Another benefit is the simplicity of the relationship between the law firm and the client, as the funding agreement is made between the law firm and the funder, whilst the client is not party to the agreement.
Single case financing for the law firm
In this scenario, the funder agrees to pay some of the law firm’s fees, as well as disbursements, until the conclusion of the claim. Payment of 50% of the lawyer’s usual hourly rate is typical.
This means the law firm receives some cash flow during the life of the claim whilst also taking a share of the client’s damages if the case is successful. In commercial litigation cases, the law firm cannot take more than 50% of the damages award.
The funder’s investment is typically non-recourse so if the claim is unsuccessful, they lose their investment.
Whilst structures can vary dramatically, the funding agreement is often structured so that the funder receives their investment back plus a multiple of their investment and/or a percentage of the law firm’s contingent fee proceeds. The most suitable arrangement will vary depending on the value (or forecasted value) of the claim.
An Example Damaged Based Agreement
Let’s take a look at the returns for each of the funder, law firm and client in an example DBA.
In this example, the law firm is acting on behalf of its client in a commercial litigation matter, pursuing the counterparty for breach of contract. Damages are valued at approximately £75,000,000.
The law firm decide to take this case on contingency and agree to enter into a DBA, sharing the risk with a funder who agrees to cover 50% of the law firm’s usual hourly rate, along with Counsel’s fees and other disbursements. A budget of £2,500,000 is agreed and paid by the funder to the law firm as the case proceeds.
A 30% success fee is also agreed between the law firm and the claimant, with any success fee proceeds to be shared between the law firm and the funder. In this example, it is agreed that the funder will receive its invested capital back (£2,500,000) plus 2x the invested capital plus 25% of the remaining balance, with the remainder of the success fee going to the law firm.
At the conclusion of the case the client receives a damages award of £50,000,000. This means that there is £15,000,000 in DBA income (the 30% success fee).
The return of the funder’s investment (£2,500,000) will usually take first priority in the waterfall and so will be the first item paid from the success fee. Next up is the funders 2 x invested capital plus 25% of the remaining balance totalling £6,875,000. The net income to the law firm then, which is the balance of the 30% success fee, is £5,625,000.
Let’s look at the alternative for the law firm charging full hourly rate fees and no success fee. A total of £5,000,000 in fees and expenses (some of which will be counsel’s fees and disbursements). With a DBA arrangement the law firm has earned a total of £8,125,000 (£2,500,000 in fees plus a £5,625,000 success fee) amounting to additional income of more than £3,000,000.
The final balance of £35,000,000 of the damages award is returned to the client.

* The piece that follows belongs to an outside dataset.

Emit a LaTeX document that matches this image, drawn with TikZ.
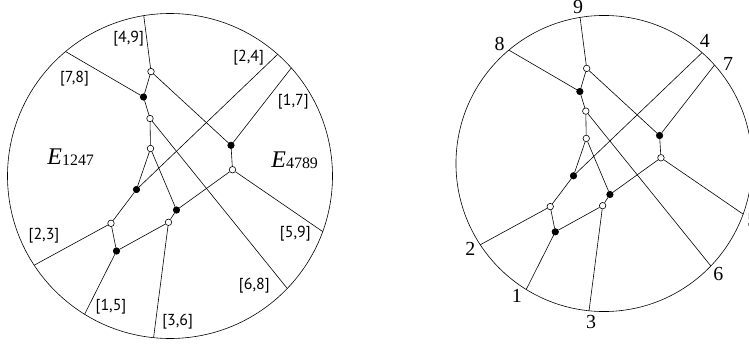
\documentclass[tikz,border=0pt]{standalone}
\usepackage{fontspec}
\setmainfont{Liberation Serif}
\newfontfamily\bracketfont{PT Sans}

\tikzset{
  wvert/.style={circle,draw,fill=white,inner sep=0pt,minimum size=6.5bp},
  bvert/.style={circle,draw,fill=black,inner sep=0pt,minimum size=6.5bp},
  facelab/.style={font=\bracketfont\fontsize{16}{16}\selectfont},
  bdlab/.style={font=\fontsize{20}{20}\selectfont},
  elab/.style={font=\fontsize{24}{24}\selectfont},
}

\newcommand{\Elab}[1]{\textit{E}{\fontsize{16}{16}\selectfont\raisebox{-1pt}{#1}}}

% the plabic graph, centred at the origin, disc radius 162.5
\newcommand{\plabicgraph}{%
  \draw (0,0) circle (162.5);
  \coordinate (p1) at (238.3:162.5);
  \coordinate (p2) at (213.3:162.5);
  \coordinate (p3) at (264.2:162.5);
  \coordinate (p4) at (48.5:162.5);
  \coordinate (p5) at (340.0:162.5);
  \coordinate (p6) at (316.2:162.5);
  \coordinate (p7) at (41.7:162.5);
  \coordinate (p8) at (130.0:162.5);
  \coordinate (p9) at (99.3:162.5);
  \node[wvert] (w1) at (-19,104.4) {};
  \node[bvert] (k1) at (-26.5,79) {};
  \node[wvert] (w2) at (-20,57.5) {};
  \node[wvert] (w3) at (-19.5,27.5) {};
  \node[bvert] (k2) at (-33.5,-13.5) {};
  \node[wvert] (w4) at (-59,-47.3) {};
  \node[bvert] (k3) at (-53.5,-75) {};
  \node[bvert] (k4) at (6.5,-34) {};
  \node[wvert] (w5) at (-1.5,-46.3) {};
  \node[bvert] (k5) at (61,30.7) {};
  \node[wvert] (w6) at (62.5,6.3) {};
  \draw (p9) -- (w1) -- (k1) -- (w2) -- (w3) -- (k2) -- (w4) -- (k3) -- (w5) -- (k4) -- (w6) -- (k5) -- (w1);
  \draw (p8) -- (k1);
  \draw (w2) -- (p6);
  \draw (w3) -- (k4);
  \draw (k2) -- (p4);
  \draw (w4) -- (p2);
  \draw (k3) -- (p1);
  \draw (w5) -- (p3);
  \draw (w6) -- (p5);
  \draw (k5) -- (p7);
}

\begin{document}
\begin{tikzpicture}[x=1bp,y=1bp,line width=0.6pt]
\useasboundingbox (0,0) rectangle (749,345);

% left disc with the face labels
\begin{scope}[shift={(170,169)},name prefix=l-]
\plabicgraph
\node[facelab] (l49) at (-41.3,137) {[4,9]};
\node[facelab] (l78) at (-95.5,97.2) {[7,8]};
\node[facelab] (l24) at (78.7,118.7) {[2,4]};
\node[facelab] (l17) at (123.3,74.7) {[1,7]};
\node[facelab] (l23) at (-126,-59.3) {[2,3]};
\node[facelab] (l59) at (125.3,-57.7) {[5,9]};
\node[facelab] (l68) at (84.3,-109.3) {[6,8]};
\node[facelab] (l15) at (-59,-131) {[1,5]};
\node[facelab] (l36) at (7.7,-146) {[3,6]};
\node[elab] (e1247) at (-99.3,19.3) {\Elab{1247}};
\node[elab] (e4789) at (124.7,16) {\Elab{4789}};
\end{scope}

% right disc with the boundary labels
\begin{scope}[shift={(604,181.5)},scale=0.911,name prefix=r-]
\plabicgraph
\node[bdlab] (n1) at (236.7:174.5) {1};
\node[bdlab] (n2) at (212.7:174.5) {2};
\node[bdlab] (n3) at (265.3:174.5) {3};
\node[bdlab] (n4) at (50.6:174.5) {4};
\node[bdlab] (n5) at (339.0:174.5) {5};
\node[bdlab] (n6) at (316.0:174.5) {6};
\node[bdlab] (n7) at (38.7:174.5) {7};
\node[bdlab] (n8) at (131.0:174.5) {8};
\node[bdlab] (n9) at (99.4:174.5) {9};
\end{scope}
\end{tikzpicture}
\end{document}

Portfolio financing solutions
A portfolio arrangement enables multiple cases to be financed through a single facility agreement, often providing for a streamlined diligence process. Portfolios typically consist of a minimum of three or four cases which can either all be identified at the outset (and can each be at different stages) or added to the portfolio over time. The capital is used to pay a portion of fees or expenses as they are incurred.
There are various ways this can be structured and achieved, along with a sliding scale of commitment levels, but a key benefit is the fact that pricing can be significantly reduced in circumstances where the funders return is cross collateralised across several matters.
At Exton Advisors we are also able to structure innovative facilities which allow for portfolios of contingency fee matters to be built up over a period of time. For example, it might be that the funders pricing (success fee) starts at single-claim levels, but is reduced for each contingency fee matter that is added to the portfolio so that the firm quickly benefits from a lower cost of financing across the claims. We are also seeing credit agreements and other structured finance solutions create real options for law firms. The secret is to consider the options available on the market and to tailor the arrangement specifically to meet your client’s needs.